How Many Americans Can Access Your Digital Content?

A newly released “Chairman’s Draft Broadband Progress Report” from Tom Wheeler of the Federal Communications Commission (FCC) is being shared with commission members ahead of a meeting on Jan. 28.

But why should you care about the FCC and broadband progress?

With publishing’s current emphasis on digital and mobile distribution, the relevance for authors isn’t unlike that of assessments of literacy levels in the population. If consumers can’t access your work, they can’t buy or read it. And Wheeler’s report delivers the main message that “advanced telecommunications capability is not being deployed in a reasonable and timely fashion to all Americans.”

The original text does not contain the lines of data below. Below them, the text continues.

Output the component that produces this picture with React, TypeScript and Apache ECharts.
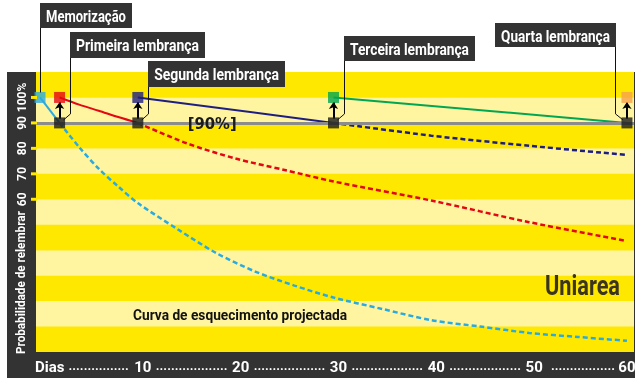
import React, { useEffect, useRef } from 'react';
import * as echarts from 'echarts';

const FONT = 'Roboto, "DejaVu Sans Condensed", sans-serif';
const YELLOW = '#FFE800';
const LIGHT_YELLOW = '#FFF4A0';
const DARK = '#333333';

// ---- data ----
const cyanSolidDays = [0, 2];
const cyanSolidValues = [100, 90];
const cyanDashDays = [2, 4, 6, 8, 10, 14, 18, 22, 26, 30, 35, 40, 45, 50, 55, 60];
const cyanDashValues = [90, 80.5, 72, 65, 58.5, 48.4, 38.9, 31.6, 26.1, 21.4, 16.9, 12.5, 10, 7.5, 5.9, 4.4];
const redSolidDays = [2, 4, 6, 8, 10];
const redSolidValues = [100, 97.2, 94.8, 92.3, 90];
const redDashDays = [10, 15, 20, 25, 30, 40, 50, 60];
const redDashValues = [90, 82, 76, 71.5, 67, 59.5, 51, 43.6];
const navySolidDays = [10, 30];
const navySolidValues = [100, 90];
const navyDashDays = [30, 40, 50, 60];
const navyDashValues = [90, 85, 81, 77.4];
const greenSolidDays = [30, 60];
const greenSolidValues = [100, 90];

const reviewDays = [0, 2, 10, 30, 60];
const reviewLevel = 100;
const reviewColors = ['#29ABE2', '#E30613', '#1E1E82', '#00A651', '#F7A04A'];
const thresholdDays = [2, 10, 30, 60];
const threshold = 90;
const calloutNames = ['Memorização', 'Primeira lembrança', 'Segunda lembrança', 'Terceira lembrança', 'Quarta lembrança'];
const thresholdLabel = '[90%]';
const curveCaption = 'Curva de esquecimento projectada';
const brand = 'Uniarea';

const xTickValues = [10, 20, 30, 40, 50, 60];
const xTitle = 'Dias';
const xTitleAt = 1;
const yTickValues = [60, 70, 80, 90, 100];
const yTitle = 'Probabilidade de relembrar';

// ---- layout of callout boxes (pixels) ----
const calloutBoxes = [
  { x: 40, y: 3, w: 92, h: 25, side: 'left' },
  { x: 70, y: 32, w: 135, h: 26, side: 'left' },
  { x: 148, y: 61, w: 137, h: 26, side: 'left' },
  { x: 344, y: 36, w: 131, h: 25, side: 'left' },
  { x: 495, y: 23, w: 121, h: 24, side: 'right' },
];

const pair = (xs: number[], ys: number[]) => xs.map((x, i) => [x, ys[i]]);

let measureCtx: CanvasRenderingContext2D | null = null;
const measure = (text: string, font: string) => {
  if (!measureCtx) measureCtx = document.createElement('canvas').getContext('2d');
  measureCtx!.font = font;
  return measureCtx!.measureText(text).width || 1;
};

export default function App() {
  const ref = useRef<HTMLDivElement>(null);
  useEffect(() => {
    const el = ref.current!;
    const chart = echarts.init(el, null, { renderer: 'svg' });

    const dotsAt: number[] = xTickValues.map((v, i) => ((i === 0 ? xTitleAt : xTickValues[i - 1]) + v) / 2 + 0.5);
    const dotCounts = [16, 19, 19, 19, 19, 17];

    const line = (xs: number[], ys: number[], color: string, dashed: boolean, smooth: number | boolean = false) => ({
      type: 'line',
      data: pair(xs, ys),
      symbol: 'none',
      smooth,
      silent: true,
      z: 3,
      lineStyle: { color, width: dashed ? 2.5 : 2, type: dashed ? [5, 3] : 'solid' },
    });

    const lbl = { color: '#fff', fontSize: 15, fontWeight: 'bold', fontFamily: FONT };
    const option: any = {
      animation: false,
      grid: { left: 36, right: 7, top: 72, bottom: 38, containLabel: false, outerBoundsMode: 'none' },
      xAxis: {
        type: 'value',
        min: -0.41,
        max: 60.72,
        axisLine: { show: false },
        axisTick: { show: false },
        splitLine: { show: false },
        axisLabel: {
          customValues: [xTitleAt, ...xTickValues, ...dotsAt].sort((a, b) => a - b),
          showMinLabel: true,
          showMaxLabel: true,
          hideOverlap: false,
          margin: 7,
          formatter: (v: number) => {
            if (v === xTitleAt) return `{t|${xTitle}}`;
            if (xTickValues.includes(v)) return v === 60 ? `{n|${v}}` : `{s|${v}}`;
            const i = dotsAt.indexOf(v);
            return `{d|${'.'.repeat(dotCounts[i] || 19)}}`;
          },
          rich: {
            t: { ...lbl },
            n: { ...lbl },
            s: { ...lbl, padding: [0, 0, 0, 10] },
            d: { ...lbl, fontSize: 13 },
          },
        },
      },
      yAxis: {
        type: 'value',
        min: 0,
        max: 110,
        interval: 10,
        axisLine: { show: false },
        splitLine: { show: false },
        splitArea: { show: true, areaStyle: { color: [YELLOW, LIGHT_YELLOW] } },
        axisTick: { show: false },
        axisLabel: {
          customValues: yTickValues,
          rotate: 90,
          margin: 8,
          color: '#fff',
          fontSize: 12,
          fontWeight: 'bold',
          fontFamily: FONT,
          formatter: (v: number) => (v === 100 ? `${v}%` : `${v}`),
        },
      },
      series: [
        {
          type: 'line',
          data: [],
          z: 1,
          silent: true,
          markLine: {
            silent: true,
            symbol: 'none',
            label: { show: false },
            lineStyle: { color: '#8C8C8C', width: 3, type: 'solid' },
            data: [{ yAxis: threshold }],
          },
        },
        line(cyanSolidDays, cyanSolidValues, reviewColors[0], false),
        line(cyanDashDays, cyanDashValues, reviewColors[0], true, 0.3),
        line(redSolidDays, redSolidValues, reviewColors[1], false, 0.3),
        line(redDashDays, redDashValues, reviewColors[1], true, 0.3),
        line(navySolidDays, navySolidValues, reviewColors[2], false),
        line(navyDashDays, navyDashValues, reviewColors[2], true, 0.3),
        line(greenSolidDays, greenSolidValues, reviewColors[3], false),
        {
          type: 'scatter',
          symbol: 'rect',
          symbolSize: 11,
          z: 5,
          silent: true,
          data: thresholdDays.map((d) => [d, threshold]),
          itemStyle: { color: '#1A1A1A' },
          markLine: {
            silent: true,
            symbol: ['none', 'arrow'],
            symbolSize: 7,
            label: { show: false },
            lineStyle: { color: '#000', width: 2, type: 'solid' },
            data: thresholdDays.map((d) => [{ coord: [d, threshold + 1.6] }, { coord: [d, reviewLevel - 1.8] }]),
          },
        },
        {
          type: 'scatter',
          symbol: 'rect',
          symbolSize: 11,
          z: 6,
          silent: true,
          data: reviewDays.map((d, i) => ({ value: [d, reviewLevel], itemStyle: { color: reviewColors[i] } })),
        },
      ],
    };
    chart.setOption(option);

    const toPx = (d: number, v: number) => chart.convertToPixel({ gridIndex: 0 } as any, [d, v]) as number[];
    const y90 = toPx(0, threshold)[1];
    const topLeft = toPx(-0.41, 110);
    const bottomRight = toPx(60.72, 0);
    const x0 = topLeft[0];

    // text fitted to a target width by horizontal scaling
    const fitText = (text: string, font: string, width: number, extra: any) => ({
      type: 'text',
      silent: true,
      scaleX: width / measure(text, font),
      ...extra,
      style: { text, font, ...(extra.style || {}) },
    });

    const graphics: any[] = [
      { type: 'rect', z: -100, silent: true, shape: { x: 7, y: 72, width: 628, height: 306 }, style: { fill: DARK } },
      {
        type: 'rect', z: -99, silent: true,
        shape: { x: topLeft[0], y: topLeft[1], width: bottomRight[0] - topLeft[0], height: bottomRight[1] - topLeft[1] },
        style: { fill: YELLOW },
      },
      fitText(yTitle, 'bold 13px Roboto', 143, {
        x: 21, y: 354, rotation: Math.PI / 2,
        style: { fill: '#fff', align: 'left', verticalAlign: 'middle' },
      }),
    ];
    yTickValues.forEach((v) => {
      const y = toPx(0, v)[1];
      graphics.push({ type: 'line', silent: true, z: 10, shape: { x1: x0 - 5, y1: y, x2: x0 + 1, y2: y }, style: { stroke: YELLOW, lineWidth: 3 } });
    });
    calloutBoxes.forEach((b, i) => {
      const day = reviewDays[i];
      const ax = b.side === 'left' ? b.x + 0.5 : b.x + b.w - 0.5;
      let pts: number[][];
      if (i === 0) {
        const p = toPx(day, reviewLevel);
        pts = [[ax, b.y + b.h], [ax, p[1] - 5]];
      } else {
        const p = toPx(day, threshold);
        const sign = ax > p[0] ? 1 : -1;
        pts = [[ax, b.y + b.h], [ax, y90 - 9], [p[0] + sign * 4, y90 - 3]];
      }
      graphics.push({ type: 'polyline', z: 50, silent: true, shape: { points: pts }, style: { stroke: '#111', lineWidth: 1, fill: 'none' } });
      graphics.push({ type: 'rect', z: 51, silent: true, shape: { x: b.x, y: b.y, width: b.w, height: b.h }, style: { fill: DARK } });
      graphics.push(fitText(calloutNames[i], 'bold 17px Roboto', b.w - 12, {
        z: 52, x: b.x + b.w / 2, y: b.y + b.h / 2 + 1,
        style: { fill: '#fff', align: 'center', verticalAlign: 'middle' },
      }));
    });
    const pLabel = toPx(17.6, threshold);
    graphics.push(fitText(thresholdLabel, 'bold 15px "DejaVu Sans"', 49, {
      z: 40, x: pLabel[0], y: pLabel[1] + 1,
      style: { fill: '#1A1A1A', align: 'center', verticalAlign: 'middle' },
    }));
    graphics.push(fitText(curveCaption, 'bold 14px Roboto', 214, {
      z: 40, x: 133, y: 315,
      style: { fill: '#111', align: 'left', verticalAlign: 'middle' },
    }));
    graphics.push(fitText(brand, 'bold 28px Roboto', 75, {
      z: 40, x: 620, y: 286,
      style: { fill: '#3A3420', align: 'right', verticalAlign: 'middle' },
    }));
    chart.setOption({ graphic: graphics });

    return () => chart.dispose();
  }, []);
  return <div ref={ref} style={{ position: 'fixed', left: 0, top: 0, width: 641, height: 390 }} />;
}
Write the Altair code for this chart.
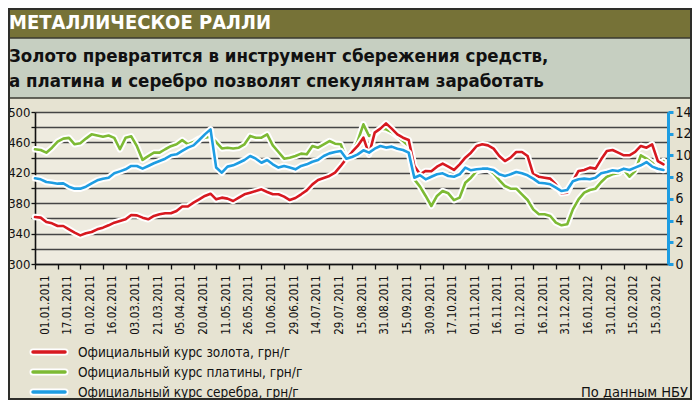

Here are a few particulars, quoting the FCC. Note especially the figures for schools, where, of course, a life of reading normally is cultivated:

  • Approximately 34 million Americans still lack access to fixed broadband at the FCC’s benchmark speed of 25 Mbps for downloads, 3 Mbps for uploads
  • A persistent urban-rural digital divide has left 39 percent of the rural population without access to fixed broadband
    • By comparison, only 4 percent living in urban areas lack access  
    • 10 percent lack access nationwide
  • 41 percent of Tribal Lands residents lack access
  • 41 percent of schools have not met the Commission’s short-term goal of 100 Mbps per 1,000 students/staff
    • These schools educate 47 percent of the nation’s students
    • Only 9 percent of schools have fiber connections capable of meeting the FCC’s long-term goal of 1 Gbps per 1,000 students
  • Internationally, the U.S. continues to lag behind a number of other developed nations, ranking 16th out of 34 countries

The report indicates the FCC is placing special emphasis on the importance of both “fixed and mobile broadband”—the first handles high-speed (i.e. streaming) uses, while the second is for moving around and two-way interactions. With no current mobile speed benchmark, however, the report doesn’t have an assessment of progress in mobile broadband.

Bottom line: With about half the developed nations ranking ahead of it, the U.S. isn’t where it needs to be in terms of broadband access. Almost half of the country’s students are in schools without what the FCC considers adequate. We’ll be keeping an eye on new reports. On page two of the current report, you’ll find an interesting chart showing the falling percentages of Americans who lack access to fixed broadband since 2012.